Work instructions:
Copy out the listing that follows, exactly, without its pictures.

○ ○ ○ ○

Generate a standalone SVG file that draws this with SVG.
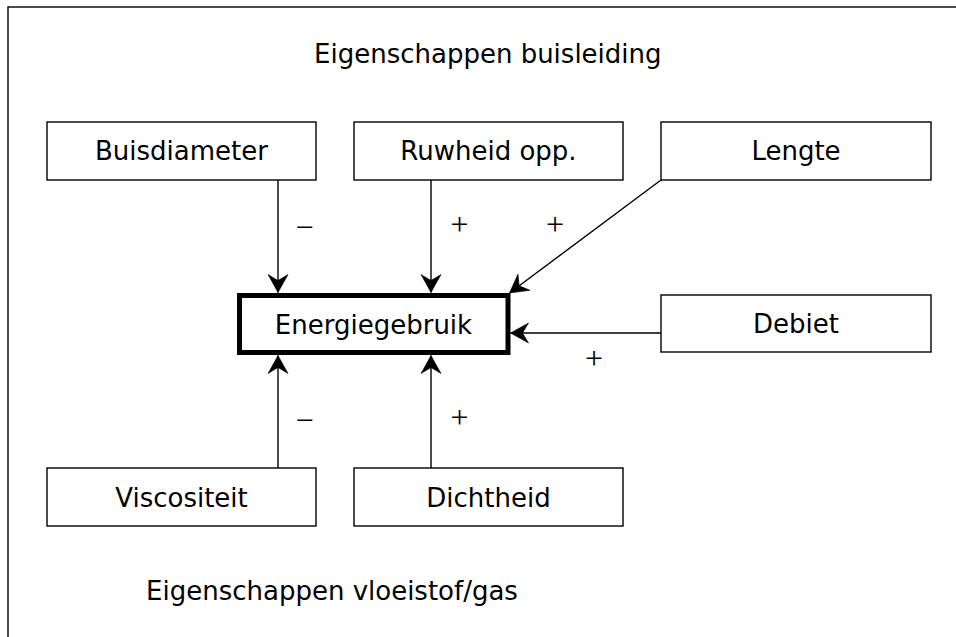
<svg xmlns="http://www.w3.org/2000/svg" width="956" height="637" viewBox="0 0 956 637">
<defs>
<marker id="arr" viewBox="-19 -11 20 22" refX="0" refY="0" markerWidth="20" markerHeight="22" markerUnits="userSpaceOnUse" orient="auto">
<path d="M0,0 L-18,-10 L-12,0 L-18,10 Z" fill="#000" stroke="#000" stroke-width="0.6" stroke-linejoin="miter"/>
</marker>
</defs>
<style>
.box{fill:#fff;stroke:#000;stroke-width:1.4}
.main{fill:#fff;stroke:#000;stroke-width:5}
.lbl{font-family:"DejaVu Sans","Verdana",sans-serif;font-size:26px;fill:#000}
.sign{font-family:"Liberation Serif","Times New Roman",serif;font-size:32px;fill:#000;text-anchor:middle}
.conn line{stroke:#000;stroke-width:1.4;marker-end:url(#arr)}
</style>
<rect width="956" height="637" fill="#fff"/>
<rect id="frame" x="8" y="7" width="1000" height="700" fill="none" stroke="#000" stroke-width="1.4"/>
<text class="lbl" x="314" y="63">Eigenschappen buisleiding</text>
<text class="lbl" x="146" y="600">Eigenschappen vloeistof/gas</text>
<g id="buisdiameter"><rect class="box" x="47" y="122" width="269" height="58"/><text class="lbl" x="181.5" y="160" text-anchor="middle">Buisdiameter</text></g>
<g id="ruwheid"><rect class="box" x="354" y="122" width="269" height="58"/><text class="lbl" x="488.5" y="160" text-anchor="middle">Ruwheid opp.</text></g>
<g id="lengte"><rect class="box" x="661" y="122" width="270" height="58"/><text class="lbl" x="796" y="160" text-anchor="middle">Lengte</text></g>
<g id="debiet"><rect class="box" x="661" y="295" width="270" height="57"/><text class="lbl" x="796" y="333" text-anchor="middle">Debiet</text></g>
<g id="energiegebruik"><rect class="main" x="239.5" y="295.5" width="268.5" height="57"/><text class="lbl" x="373.5" y="334" text-anchor="middle">Energiegebruik</text></g>
<g id="viscositeit"><rect class="box" x="47" y="468" width="269" height="58"/><text class="lbl" x="181.5" y="507" text-anchor="middle">Viscositeit</text></g>
<g id="dichtheid"><rect class="box" x="354" y="468" width="269" height="58"/><text class="lbl" x="488.5" y="507" text-anchor="middle">Dichtheid</text></g>
<g id="connectors" class="conn">
<line x1="278" y1="180" x2="278" y2="292.5"/>
<line x1="431" y1="180" x2="431" y2="292.5"/>
<line x1="661" y1="180" x2="509.5" y2="293"/>
<line x1="661" y1="333" x2="510.5" y2="333"/>
<line x1="278" y1="468" x2="278" y2="355.5"/>
<line x1="431" y1="468" x2="431" y2="355.5"/>
</g>
<g id="signs">
<text class="sign" x="304.5" y="237.5">−</text>
<text class="sign" x="459.5" y="235">+</text>
<text class="sign" x="555" y="235">+</text>
<text class="sign" x="594" y="369">+</text>
<text class="sign" x="304.5" y="430.5">−</text>
<text class="sign" x="459.5" y="427.5">+</text>
</g>
</svg>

○ ○ ○ ○

Result:
Generate a standalone SVG file that draws this with SVG.
<svg xmlns="http://www.w3.org/2000/svg" width="956" height="637" viewBox="0 0 956 637">
<defs>
<marker id="arr" viewBox="-19 -11 20 22" refX="0" refY="0" markerWidth="20" markerHeight="22" markerUnits="userSpaceOnUse" orient="auto">
<path d="M0,0 L-18,-10 L-12,0 L-18,10 Z" fill="#000" stroke="#000" stroke-width="0.6" stroke-linejoin="miter"/>
</marker>
</defs>
<style>
.box{fill:#fff;stroke:#000;stroke-width:1.4}
.main{fill:#fff;stroke:#000;stroke-width:5}
.lbl{font-family:"DejaVu Sans","Verdana",sans-serif;font-size:26px;fill:#000}
.sign{font-family:"Liberation Serif","Times New Roman",serif;font-size:32px;fill:#000;text-anchor:middle}
.conn line{stroke:#000;stroke-width:1.4;marker-end:url(#arr)}
</style>
<rect width="956" height="637" fill="#fff"/>
<rect id="frame" x="8" y="7" width="1000" height="700" fill="none" stroke="#000" stroke-width="1.4"/>
<text class="lbl" x="314" y="63">Eigenschappen buisleiding</text>
<text class="lbl" x="146" y="600">Eigenschappen vloeistof/gas</text>
<g id="buisdiameter"><rect class="box" x="47" y="122" width="269" height="58"/><text class="lbl" x="181.5" y="160" text-anchor="middle">Buisdiameter</text></g>
<g id="ruwheid"><rect class="box" x="354" y="122" width="269" height="58"/><text class="lbl" x="488.5" y="160" text-anchor="middle">Ruwheid opp.</text></g>
<g id="lengte"><rect class="box" x="661" y="122" width="270" height="58"/><text class="lbl" x="796" y="160" text-anchor="middle">Lengte</text></g>
<g id="debiet"><rect class="box" x="661" y="295" width="270" height="57"/><text class="lbl" x="796" y="333" text-anchor="middle">Debiet</text></g>
<g id="energiegebruik"><rect class="main" x="239.5" y="295.5" width="268.5" height="57"/><text class="lbl" x="373.5" y="334" text-anchor="middle">Energiegebruik</text></g>
<g id="viscositeit"><rect class="box" x="47" y="468" width="269" height="58"/><text class="lbl" x="181.5" y="507" text-anchor="middle">Viscositeit</text></g>
<g id="dichtheid"><rect class="box" x="354" y="468" width="269" height="58"/><text class="lbl" x="488.5" y="507" text-anchor="middle">Dichtheid</text></g>
<g id="connectors" class="conn">
<line x1="278" y1="180" x2="278" y2="292.5"/>
<line x1="431" y1="180" x2="431" y2="292.5"/>
<line x1="661" y1="180" x2="509.5" y2="293"/>
<line x1="661" y1="333" x2="510.5" y2="333"/>
<line x1="278" y1="468" x2="278" y2="355.5"/>
<line x1="431" y1="468" x2="431" y2="355.5"/>
</g>
<g id="signs">
<text class="sign" x="304.5" y="237.5">−</text>
<text class="sign" x="459.5" y="235">+</text>
<text class="sign" x="555" y="235">+</text>
<text class="sign" x="594" y="369">+</text>
<text class="sign" x="304.5" y="430.5">−</text>
<text class="sign" x="459.5" y="427.5">+</text>
</g>
</svg>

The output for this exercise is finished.